Before I really start to talk about Jeff, I want to acknowledge Janelle specifically, for she was as much a part of that wonderful team as Jeff was. I doubt seriously Jeff would have been as successful and influential as he was without Janelle’s love and assistance. I can think of no couple I’ve ever met that were so perfectly matched as were Jeff and Janelle. The closest comparable pair I can think of in history was Winston and Clementine Churchill. Janelle, thank you for all you’ve and contributed to this great life.
One of the previous speakers mentioned that he never knew quite what to call Jeff when talking to him. I never had that problem, to me he was always “Colonel”.
One of the greatest benefits of knowing Jeff was the people you met.
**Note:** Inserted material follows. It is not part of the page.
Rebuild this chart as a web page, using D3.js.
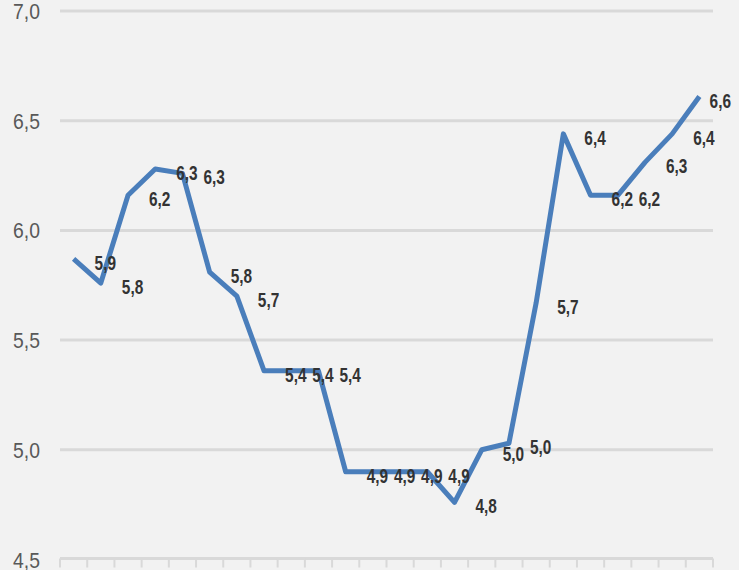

Because when you ran in the Jeff’s circle, you met an endless number of fascinating, interesting, and just plain good people. Without Jeff I’d have missed out on some of the best, most interesting, and certainly most entertaining, friends I have. This includes intellectuals, adventurers, warriors, and yes, some real characters.
I’d have missed the entire API email list, which provides a constant source of amazing information and the ability to get first hand details on almost any subject you can think of.
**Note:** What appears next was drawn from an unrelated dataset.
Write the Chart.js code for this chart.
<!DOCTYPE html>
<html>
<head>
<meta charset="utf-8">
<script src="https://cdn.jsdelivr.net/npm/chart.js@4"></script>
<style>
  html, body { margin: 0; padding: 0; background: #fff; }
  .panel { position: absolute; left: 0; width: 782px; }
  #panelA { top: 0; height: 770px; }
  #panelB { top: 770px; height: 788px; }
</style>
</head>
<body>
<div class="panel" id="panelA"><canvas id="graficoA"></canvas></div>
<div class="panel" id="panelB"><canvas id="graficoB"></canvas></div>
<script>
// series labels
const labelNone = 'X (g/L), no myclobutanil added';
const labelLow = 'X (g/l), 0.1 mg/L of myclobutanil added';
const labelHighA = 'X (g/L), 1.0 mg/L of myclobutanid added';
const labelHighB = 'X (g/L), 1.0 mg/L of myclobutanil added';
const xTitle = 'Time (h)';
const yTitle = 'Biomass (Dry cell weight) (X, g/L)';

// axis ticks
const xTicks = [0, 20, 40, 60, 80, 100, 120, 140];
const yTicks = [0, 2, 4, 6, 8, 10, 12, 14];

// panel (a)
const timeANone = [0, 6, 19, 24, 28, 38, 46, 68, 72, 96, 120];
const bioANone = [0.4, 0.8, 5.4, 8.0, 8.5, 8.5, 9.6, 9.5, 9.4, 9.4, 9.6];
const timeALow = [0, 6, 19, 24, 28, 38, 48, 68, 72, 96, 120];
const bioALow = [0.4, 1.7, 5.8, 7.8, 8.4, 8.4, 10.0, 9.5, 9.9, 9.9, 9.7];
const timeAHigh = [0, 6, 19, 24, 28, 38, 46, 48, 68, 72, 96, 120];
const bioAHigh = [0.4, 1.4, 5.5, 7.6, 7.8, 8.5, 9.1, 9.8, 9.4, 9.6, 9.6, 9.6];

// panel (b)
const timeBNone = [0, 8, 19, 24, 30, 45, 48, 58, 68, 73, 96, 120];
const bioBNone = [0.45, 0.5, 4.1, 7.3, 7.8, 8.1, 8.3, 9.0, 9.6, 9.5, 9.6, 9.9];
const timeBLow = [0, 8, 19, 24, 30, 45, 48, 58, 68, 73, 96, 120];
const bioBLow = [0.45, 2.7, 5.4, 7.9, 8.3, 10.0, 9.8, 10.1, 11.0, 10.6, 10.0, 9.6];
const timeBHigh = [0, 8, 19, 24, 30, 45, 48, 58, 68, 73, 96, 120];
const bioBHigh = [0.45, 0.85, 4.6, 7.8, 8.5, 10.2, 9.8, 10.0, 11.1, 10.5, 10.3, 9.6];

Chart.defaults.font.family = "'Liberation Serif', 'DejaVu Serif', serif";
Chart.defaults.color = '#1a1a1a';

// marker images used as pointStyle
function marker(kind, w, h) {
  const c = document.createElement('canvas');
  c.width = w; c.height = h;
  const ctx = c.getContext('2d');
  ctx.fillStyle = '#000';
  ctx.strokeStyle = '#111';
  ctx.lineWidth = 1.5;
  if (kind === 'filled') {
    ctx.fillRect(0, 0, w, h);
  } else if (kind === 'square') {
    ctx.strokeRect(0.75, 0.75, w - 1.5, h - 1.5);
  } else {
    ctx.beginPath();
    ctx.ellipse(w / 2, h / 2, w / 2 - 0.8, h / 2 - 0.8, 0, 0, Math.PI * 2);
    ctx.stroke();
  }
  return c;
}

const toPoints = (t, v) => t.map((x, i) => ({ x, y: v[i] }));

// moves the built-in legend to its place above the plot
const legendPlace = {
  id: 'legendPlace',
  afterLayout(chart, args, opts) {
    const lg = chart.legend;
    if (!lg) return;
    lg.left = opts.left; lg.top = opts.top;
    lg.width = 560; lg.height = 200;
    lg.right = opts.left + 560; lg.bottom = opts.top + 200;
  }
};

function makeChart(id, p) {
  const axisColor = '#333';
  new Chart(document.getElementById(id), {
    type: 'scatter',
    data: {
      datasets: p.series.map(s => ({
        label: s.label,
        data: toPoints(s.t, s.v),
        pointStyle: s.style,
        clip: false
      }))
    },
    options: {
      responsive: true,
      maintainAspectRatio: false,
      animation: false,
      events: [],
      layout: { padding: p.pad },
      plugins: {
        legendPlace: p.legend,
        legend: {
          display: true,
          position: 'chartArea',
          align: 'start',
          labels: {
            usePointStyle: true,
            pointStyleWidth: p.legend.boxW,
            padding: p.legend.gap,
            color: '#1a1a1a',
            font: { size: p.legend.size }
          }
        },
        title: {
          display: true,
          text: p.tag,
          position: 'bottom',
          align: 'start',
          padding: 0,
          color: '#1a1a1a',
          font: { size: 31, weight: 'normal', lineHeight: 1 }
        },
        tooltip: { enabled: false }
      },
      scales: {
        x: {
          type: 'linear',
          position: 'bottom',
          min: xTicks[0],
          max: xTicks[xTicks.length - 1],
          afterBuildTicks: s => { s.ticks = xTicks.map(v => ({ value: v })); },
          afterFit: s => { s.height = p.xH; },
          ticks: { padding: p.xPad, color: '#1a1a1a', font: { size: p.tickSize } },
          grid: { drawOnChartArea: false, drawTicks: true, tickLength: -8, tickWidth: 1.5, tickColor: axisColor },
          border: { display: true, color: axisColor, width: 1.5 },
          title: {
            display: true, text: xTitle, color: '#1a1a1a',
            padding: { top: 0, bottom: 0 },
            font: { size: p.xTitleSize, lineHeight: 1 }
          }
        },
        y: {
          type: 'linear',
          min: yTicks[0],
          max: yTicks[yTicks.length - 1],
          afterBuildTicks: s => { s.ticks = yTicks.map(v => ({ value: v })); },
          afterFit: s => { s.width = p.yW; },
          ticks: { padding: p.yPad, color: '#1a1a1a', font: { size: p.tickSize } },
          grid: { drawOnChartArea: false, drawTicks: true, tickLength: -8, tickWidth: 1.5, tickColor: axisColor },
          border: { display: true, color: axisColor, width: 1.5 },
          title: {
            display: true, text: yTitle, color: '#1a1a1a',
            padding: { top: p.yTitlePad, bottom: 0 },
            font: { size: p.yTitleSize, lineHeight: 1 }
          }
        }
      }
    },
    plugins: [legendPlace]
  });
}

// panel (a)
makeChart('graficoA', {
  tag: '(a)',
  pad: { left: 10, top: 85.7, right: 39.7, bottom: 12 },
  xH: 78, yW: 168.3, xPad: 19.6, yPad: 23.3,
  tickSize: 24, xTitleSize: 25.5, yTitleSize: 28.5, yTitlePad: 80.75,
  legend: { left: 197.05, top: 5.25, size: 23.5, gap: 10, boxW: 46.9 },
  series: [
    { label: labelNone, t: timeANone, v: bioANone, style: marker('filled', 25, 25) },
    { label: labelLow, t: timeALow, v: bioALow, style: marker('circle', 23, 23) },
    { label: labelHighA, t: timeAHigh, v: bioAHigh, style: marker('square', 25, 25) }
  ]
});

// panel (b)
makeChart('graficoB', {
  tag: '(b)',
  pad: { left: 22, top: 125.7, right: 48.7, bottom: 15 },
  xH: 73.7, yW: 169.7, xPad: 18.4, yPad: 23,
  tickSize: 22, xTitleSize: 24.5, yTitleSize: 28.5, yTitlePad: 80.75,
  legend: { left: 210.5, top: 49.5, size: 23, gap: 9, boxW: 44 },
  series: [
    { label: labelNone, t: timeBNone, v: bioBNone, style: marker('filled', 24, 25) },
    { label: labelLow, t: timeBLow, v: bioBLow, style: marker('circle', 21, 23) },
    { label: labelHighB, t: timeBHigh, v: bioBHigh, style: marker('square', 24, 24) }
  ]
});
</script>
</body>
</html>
I’d have missed the entire Gunsite Reunion and Theodore Roosevelt Memorial Crew, to include John Schaefer, Alvin Hammer, Duane and Doyle Huffstedter, Dave and Ruthann Morningstar, Don and Carolyn Davis, Cas Gadomski and a whole host of others.
And I’d have missed knowing many other people that are here today, including
Dr. Werner Wisenhoffer
Marc and Susan Heim
And of course, Team Kansas
And many, many others too numerous to mention
So how does one man accumulate such a devoted following and such an eclectic group of people? What made Jeff unique?
Well, for starters, Jeff would probably take me to task for using the term unique, since we are all unique and Jeff was a stickler for correct language. But what made Jeff stand apart from all but a very few men in his time? Certainly, few have lived life as fully as he did. Jeff enjoyed things, he sought out adventure, and he looked for the beautiful, useful, effective, and noble
There are a number of characterizations that describe part of who he was.
He was a Lieutenant Colonel in the United States Marine Corps, and that says a lot all by itself.
He was a dues paying member of the “Greatest Generation” who fought for liberty and our way of life.
He has been described as an epicurean – someone who believed that “the greatest good is to seek modest pleasures in order to attain a state of tranquility and freedom from fear,” and I emphasize the freedom from fear, which he gave to countless people, he touched. I can think of few descriptions that come closer than this to what Jeff was about.
He’s also been described as a “Renaissance Man,” a pioneer, an innovator, a pistolero, a rifleman, a consummate teacher, an educator, a historian and a host of other titles too long to cover in detail. So how does one capture his character?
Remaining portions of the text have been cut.